> Exercise directions
Set the listing down unchanged, minus every embedded image.

=== Provided data ===

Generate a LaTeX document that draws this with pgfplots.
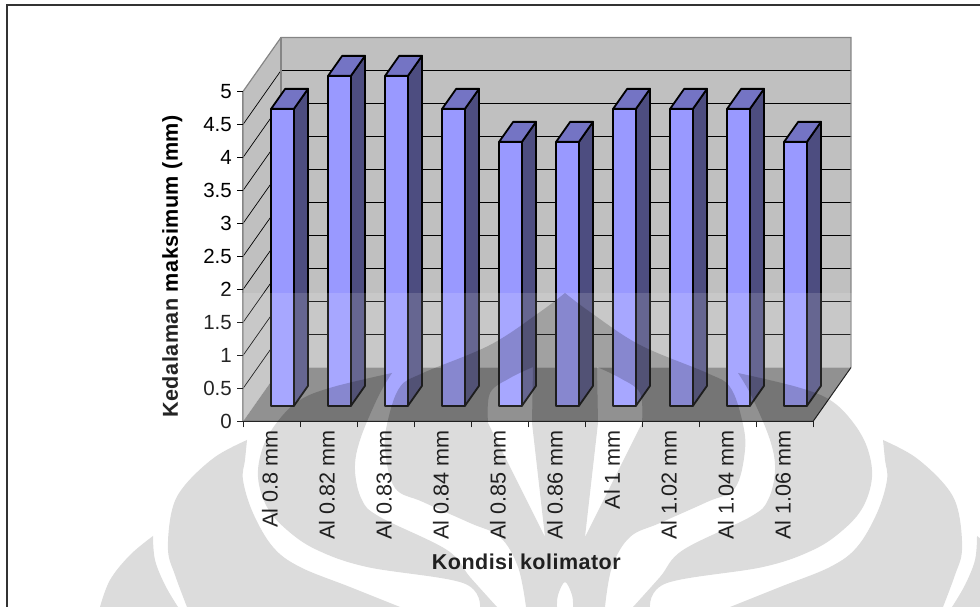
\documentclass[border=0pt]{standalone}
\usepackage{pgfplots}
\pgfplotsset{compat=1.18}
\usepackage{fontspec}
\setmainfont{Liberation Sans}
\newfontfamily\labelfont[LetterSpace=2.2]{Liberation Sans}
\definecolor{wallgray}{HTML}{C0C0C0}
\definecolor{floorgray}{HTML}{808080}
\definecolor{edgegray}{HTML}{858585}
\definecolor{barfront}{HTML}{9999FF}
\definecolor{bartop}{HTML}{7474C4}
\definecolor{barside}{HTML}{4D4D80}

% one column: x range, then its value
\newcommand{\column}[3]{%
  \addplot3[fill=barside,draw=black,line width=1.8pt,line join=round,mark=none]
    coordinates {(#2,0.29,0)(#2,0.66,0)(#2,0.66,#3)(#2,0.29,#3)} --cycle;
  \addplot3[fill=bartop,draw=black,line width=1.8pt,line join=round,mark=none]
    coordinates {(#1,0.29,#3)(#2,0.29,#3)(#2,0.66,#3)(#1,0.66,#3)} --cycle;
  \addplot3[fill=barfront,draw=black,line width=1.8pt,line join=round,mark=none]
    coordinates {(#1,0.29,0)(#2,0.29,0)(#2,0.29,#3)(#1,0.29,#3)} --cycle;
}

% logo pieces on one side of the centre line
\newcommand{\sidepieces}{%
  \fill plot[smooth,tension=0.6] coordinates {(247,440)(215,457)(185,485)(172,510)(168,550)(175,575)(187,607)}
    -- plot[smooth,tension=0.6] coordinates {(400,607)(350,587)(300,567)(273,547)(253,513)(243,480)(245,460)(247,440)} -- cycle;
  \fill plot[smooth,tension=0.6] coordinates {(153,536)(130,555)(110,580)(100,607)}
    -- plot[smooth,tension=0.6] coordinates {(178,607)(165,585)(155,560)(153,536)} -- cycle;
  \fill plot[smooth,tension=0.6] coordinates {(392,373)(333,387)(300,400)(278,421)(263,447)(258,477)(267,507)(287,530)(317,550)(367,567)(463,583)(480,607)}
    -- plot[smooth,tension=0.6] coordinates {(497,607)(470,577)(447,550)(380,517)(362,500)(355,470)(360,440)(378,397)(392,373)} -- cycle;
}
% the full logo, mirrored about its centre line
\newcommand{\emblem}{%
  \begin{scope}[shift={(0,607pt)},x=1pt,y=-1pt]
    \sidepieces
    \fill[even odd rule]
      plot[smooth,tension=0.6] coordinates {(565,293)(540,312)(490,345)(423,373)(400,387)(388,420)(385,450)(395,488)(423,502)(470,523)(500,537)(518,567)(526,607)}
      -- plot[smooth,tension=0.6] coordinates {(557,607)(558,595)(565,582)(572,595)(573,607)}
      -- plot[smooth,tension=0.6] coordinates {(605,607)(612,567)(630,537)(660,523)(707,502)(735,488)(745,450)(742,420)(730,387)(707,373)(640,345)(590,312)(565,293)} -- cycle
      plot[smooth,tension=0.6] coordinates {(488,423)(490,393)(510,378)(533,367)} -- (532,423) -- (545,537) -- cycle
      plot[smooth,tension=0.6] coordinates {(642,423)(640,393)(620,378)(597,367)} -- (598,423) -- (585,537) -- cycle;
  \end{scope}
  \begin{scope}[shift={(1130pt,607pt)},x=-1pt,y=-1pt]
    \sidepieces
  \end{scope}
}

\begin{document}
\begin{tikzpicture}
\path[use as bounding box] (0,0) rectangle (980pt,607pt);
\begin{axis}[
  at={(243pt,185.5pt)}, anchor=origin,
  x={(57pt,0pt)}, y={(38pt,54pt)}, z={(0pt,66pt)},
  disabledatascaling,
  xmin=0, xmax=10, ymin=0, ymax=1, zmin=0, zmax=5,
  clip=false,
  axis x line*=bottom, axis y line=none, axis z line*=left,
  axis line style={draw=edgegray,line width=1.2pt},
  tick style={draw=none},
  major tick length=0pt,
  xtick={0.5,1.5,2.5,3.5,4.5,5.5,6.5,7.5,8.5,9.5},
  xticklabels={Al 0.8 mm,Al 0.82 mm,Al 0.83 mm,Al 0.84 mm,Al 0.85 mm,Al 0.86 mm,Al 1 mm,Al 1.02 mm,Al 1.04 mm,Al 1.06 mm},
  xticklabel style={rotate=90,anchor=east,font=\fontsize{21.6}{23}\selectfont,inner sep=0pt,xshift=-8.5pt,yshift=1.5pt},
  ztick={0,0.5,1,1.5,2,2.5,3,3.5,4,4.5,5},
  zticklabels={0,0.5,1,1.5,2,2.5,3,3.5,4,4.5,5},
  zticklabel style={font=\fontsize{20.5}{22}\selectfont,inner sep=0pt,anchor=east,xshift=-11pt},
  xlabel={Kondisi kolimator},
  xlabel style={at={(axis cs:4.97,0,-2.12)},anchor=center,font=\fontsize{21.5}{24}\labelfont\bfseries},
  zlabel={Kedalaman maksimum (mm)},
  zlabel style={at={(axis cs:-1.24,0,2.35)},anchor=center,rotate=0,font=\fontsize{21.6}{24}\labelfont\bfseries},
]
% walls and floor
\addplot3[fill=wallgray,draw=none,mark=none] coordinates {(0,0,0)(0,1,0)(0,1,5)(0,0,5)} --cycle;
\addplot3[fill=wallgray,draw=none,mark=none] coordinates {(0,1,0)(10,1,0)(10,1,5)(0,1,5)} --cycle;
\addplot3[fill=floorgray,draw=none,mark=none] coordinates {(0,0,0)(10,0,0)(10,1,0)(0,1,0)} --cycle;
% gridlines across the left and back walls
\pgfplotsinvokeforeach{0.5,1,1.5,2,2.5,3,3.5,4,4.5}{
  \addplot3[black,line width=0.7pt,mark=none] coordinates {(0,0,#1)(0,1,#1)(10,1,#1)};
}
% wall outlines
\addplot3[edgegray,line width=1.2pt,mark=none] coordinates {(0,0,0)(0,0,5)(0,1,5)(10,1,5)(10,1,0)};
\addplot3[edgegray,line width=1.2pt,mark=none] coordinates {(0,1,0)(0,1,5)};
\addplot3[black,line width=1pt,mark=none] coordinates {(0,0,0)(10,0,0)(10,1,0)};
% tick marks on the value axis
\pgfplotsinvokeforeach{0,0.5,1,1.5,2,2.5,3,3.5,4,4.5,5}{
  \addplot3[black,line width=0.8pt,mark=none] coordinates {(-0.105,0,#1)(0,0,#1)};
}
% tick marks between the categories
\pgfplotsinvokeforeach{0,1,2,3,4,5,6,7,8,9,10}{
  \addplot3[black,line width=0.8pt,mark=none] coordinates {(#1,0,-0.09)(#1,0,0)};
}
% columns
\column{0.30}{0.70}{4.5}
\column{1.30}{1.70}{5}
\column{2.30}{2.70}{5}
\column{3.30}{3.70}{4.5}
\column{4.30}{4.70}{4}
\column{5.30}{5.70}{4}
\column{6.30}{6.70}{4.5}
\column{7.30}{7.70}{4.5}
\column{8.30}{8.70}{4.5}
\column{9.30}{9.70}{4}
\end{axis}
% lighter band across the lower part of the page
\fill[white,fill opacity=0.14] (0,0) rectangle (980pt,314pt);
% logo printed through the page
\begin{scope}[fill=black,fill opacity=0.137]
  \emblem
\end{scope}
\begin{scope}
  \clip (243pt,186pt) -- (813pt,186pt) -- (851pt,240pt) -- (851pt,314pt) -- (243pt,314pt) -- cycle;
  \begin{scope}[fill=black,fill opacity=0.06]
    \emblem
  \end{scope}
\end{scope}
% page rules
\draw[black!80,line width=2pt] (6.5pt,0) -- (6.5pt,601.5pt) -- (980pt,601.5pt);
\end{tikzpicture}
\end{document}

===

> Finished task
Generate a LaTeX document that draws this with pgfplots.
\documentclass[border=0pt]{standalone}
\usepackage{pgfplots}
\pgfplotsset{compat=1.18}
\usepackage{fontspec}
\setmainfont{Liberation Sans}
\newfontfamily\labelfont[LetterSpace=2.2]{Liberation Sans}
\definecolor{wallgray}{HTML}{C0C0C0}
\definecolor{floorgray}{HTML}{808080}
\definecolor{edgegray}{HTML}{858585}
\definecolor{barfront}{HTML}{9999FF}
\definecolor{bartop}{HTML}{7474C4}
\definecolor{barside}{HTML}{4D4D80}

% one column: x range, then its value
\newcommand{\column}[3]{%
  \addplot3[fill=barside,draw=black,line width=1.8pt,line join=round,mark=none]
    coordinates {(#2,0.29,0)(#2,0.66,0)(#2,0.66,#3)(#2,0.29,#3)} --cycle;
  \addplot3[fill=bartop,draw=black,line width=1.8pt,line join=round,mark=none]
    coordinates {(#1,0.29,#3)(#2,0.29,#3)(#2,0.66,#3)(#1,0.66,#3)} --cycle;
  \addplot3[fill=barfront,draw=black,line width=1.8pt,line join=round,mark=none]
    coordinates {(#1,0.29,0)(#2,0.29,0)(#2,0.29,#3)(#1,0.29,#3)} --cycle;
}

% logo pieces on one side of the centre line
\newcommand{\sidepieces}{%
  \fill plot[smooth,tension=0.6] coordinates {(247,440)(215,457)(185,485)(172,510)(168,550)(175,575)(187,607)}
    -- plot[smooth,tension=0.6] coordinates {(400,607)(350,587)(300,567)(273,547)(253,513)(243,480)(245,460)(247,440)} -- cycle;
  \fill plot[smooth,tension=0.6] coordinates {(153,536)(130,555)(110,580)(100,607)}
    -- plot[smooth,tension=0.6] coordinates {(178,607)(165,585)(155,560)(153,536)} -- cycle;
  \fill plot[smooth,tension=0.6] coordinates {(392,373)(333,387)(300,400)(278,421)(263,447)(258,477)(267,507)(287,530)(317,550)(367,567)(463,583)(480,607)}
    -- plot[smooth,tension=0.6] coordinates {(497,607)(470,577)(447,550)(380,517)(362,500)(355,470)(360,440)(378,397)(392,373)} -- cycle;
}
% the full logo, mirrored about its centre line
\newcommand{\emblem}{%
  \begin{scope}[shift={(0,607pt)},x=1pt,y=-1pt]
    \sidepieces
    \fill[even odd rule]
      plot[smooth,tension=0.6] coordinates {(565,293)(540,312)(490,345)(423,373)(400,387)(388,420)(385,450)(395,488)(423,502)(470,523)(500,537)(518,567)(526,607)}
      -- plot[smooth,tension=0.6] coordinates {(557,607)(558,595)(565,582)(572,595)(573,607)}
      -- plot[smooth,tension=0.6] coordinates {(605,607)(612,567)(630,537)(660,523)(707,502)(735,488)(745,450)(742,420)(730,387)(707,373)(640,345)(590,312)(565,293)} -- cycle
      plot[smooth,tension=0.6] coordinates {(488,423)(490,393)(510,378)(533,367)} -- (532,423) -- (545,537) -- cycle
      plot[smooth,tension=0.6] coordinates {(642,423)(640,393)(620,378)(597,367)} -- (598,423) -- (585,537) -- cycle;
  \end{scope}
  \begin{scope}[shift={(1130pt,607pt)},x=-1pt,y=-1pt]
    \sidepieces
  \end{scope}
}

\begin{document}
\begin{tikzpicture}
\path[use as bounding box] (0,0) rectangle (980pt,607pt);
\begin{axis}[
  at={(243pt,185.5pt)}, anchor=origin,
  x={(57pt,0pt)}, y={(38pt,54pt)}, z={(0pt,66pt)},
  disabledatascaling,
  xmin=0, xmax=10, ymin=0, ymax=1, zmin=0, zmax=5,
  clip=false,
  axis x line*=bottom, axis y line=none, axis z line*=left,
  axis line style={draw=edgegray,line width=1.2pt},
  tick style={draw=none},
  major tick length=0pt,
  xtick={0.5,1.5,2.5,3.5,4.5,5.5,6.5,7.5,8.5,9.5},
  xticklabels={Al 0.8 mm,Al 0.82 mm,Al 0.83 mm,Al 0.84 mm,Al 0.85 mm,Al 0.86 mm,Al 1 mm,Al 1.02 mm,Al 1.04 mm,Al 1.06 mm},
  xticklabel style={rotate=90,anchor=east,font=\fontsize{21.6}{23}\selectfont,inner sep=0pt,xshift=-8.5pt,yshift=1.5pt},
  ztick={0,0.5,1,1.5,2,2.5,3,3.5,4,4.5,5},
  zticklabels={0,0.5,1,1.5,2,2.5,3,3.5,4,4.5,5},
  zticklabel style={font=\fontsize{20.5}{22}\selectfont,inner sep=0pt,anchor=east,xshift=-11pt},
  xlabel={Kondisi kolimator},
  xlabel style={at={(axis cs:4.97,0,-2.12)},anchor=center,font=\fontsize{21.5}{24}\labelfont\bfseries},
  zlabel={Kedalaman maksimum (mm)},
  zlabel style={at={(axis cs:-1.24,0,2.35)},anchor=center,rotate=0,font=\fontsize{21.6}{24}\labelfont\bfseries},
]
% walls and floor
\addplot3[fill=wallgray,draw=none,mark=none] coordinates {(0,0,0)(0,1,0)(0,1,5)(0,0,5)} --cycle;
\addplot3[fill=wallgray,draw=none,mark=none] coordinates {(0,1,0)(10,1,0)(10,1,5)(0,1,5)} --cycle;
\addplot3[fill=floorgray,draw=none,mark=none] coordinates {(0,0,0)(10,0,0)(10,1,0)(0,1,0)} --cycle;
% gridlines across the left and back walls
\pgfplotsinvokeforeach{0.5,1,1.5,2,2.5,3,3.5,4,4.5}{
  \addplot3[black,line width=0.7pt,mark=none] coordinates {(0,0,#1)(0,1,#1)(10,1,#1)};
}
% wall outlines
\addplot3[edgegray,line width=1.2pt,mark=none] coordinates {(0,0,0)(0,0,5)(0,1,5)(10,1,5)(10,1,0)};
\addplot3[edgegray,line width=1.2pt,mark=none] coordinates {(0,1,0)(0,1,5)};
\addplot3[black,line width=1pt,mark=none] coordinates {(0,0,0)(10,0,0)(10,1,0)};
% tick marks on the value axis
\pgfplotsinvokeforeach{0,0.5,1,1.5,2,2.5,3,3.5,4,4.5,5}{
  \addplot3[black,line width=0.8pt,mark=none] coordinates {(-0.105,0,#1)(0,0,#1)};
}
% tick marks between the categories
\pgfplotsinvokeforeach{0,1,2,3,4,5,6,7,8,9,10}{
  \addplot3[black,line width=0.8pt,mark=none] coordinates {(#1,0,-0.09)(#1,0,0)};
}
% columns
\column{0.30}{0.70}{4.5}
\column{1.30}{1.70}{5}
\column{2.30}{2.70}{5}
\column{3.30}{3.70}{4.5}
\column{4.30}{4.70}{4}
\column{5.30}{5.70}{4}
\column{6.30}{6.70}{4.5}
\column{7.30}{7.70}{4.5}
\column{8.30}{8.70}{4.5}
\column{9.30}{9.70}{4}
\end{axis}
% lighter band across the lower part of the page
\fill[white,fill opacity=0.14] (0,0) rectangle (980pt,314pt);
% logo printed through the page
\begin{scope}[fill=black,fill opacity=0.137]
  \emblem
\end{scope}
\begin{scope}
  \clip (243pt,186pt) -- (813pt,186pt) -- (851pt,240pt) -- (851pt,314pt) -- (243pt,314pt) -- cycle;
  \begin{scope}[fill=black,fill opacity=0.06]
    \emblem
  \end{scope}
\end{scope}
% page rules
\draw[black!80,line width=2pt] (6.5pt,0) -- (6.5pt,601.5pt) -- (980pt,601.5pt);
\end{tikzpicture}
\end{document}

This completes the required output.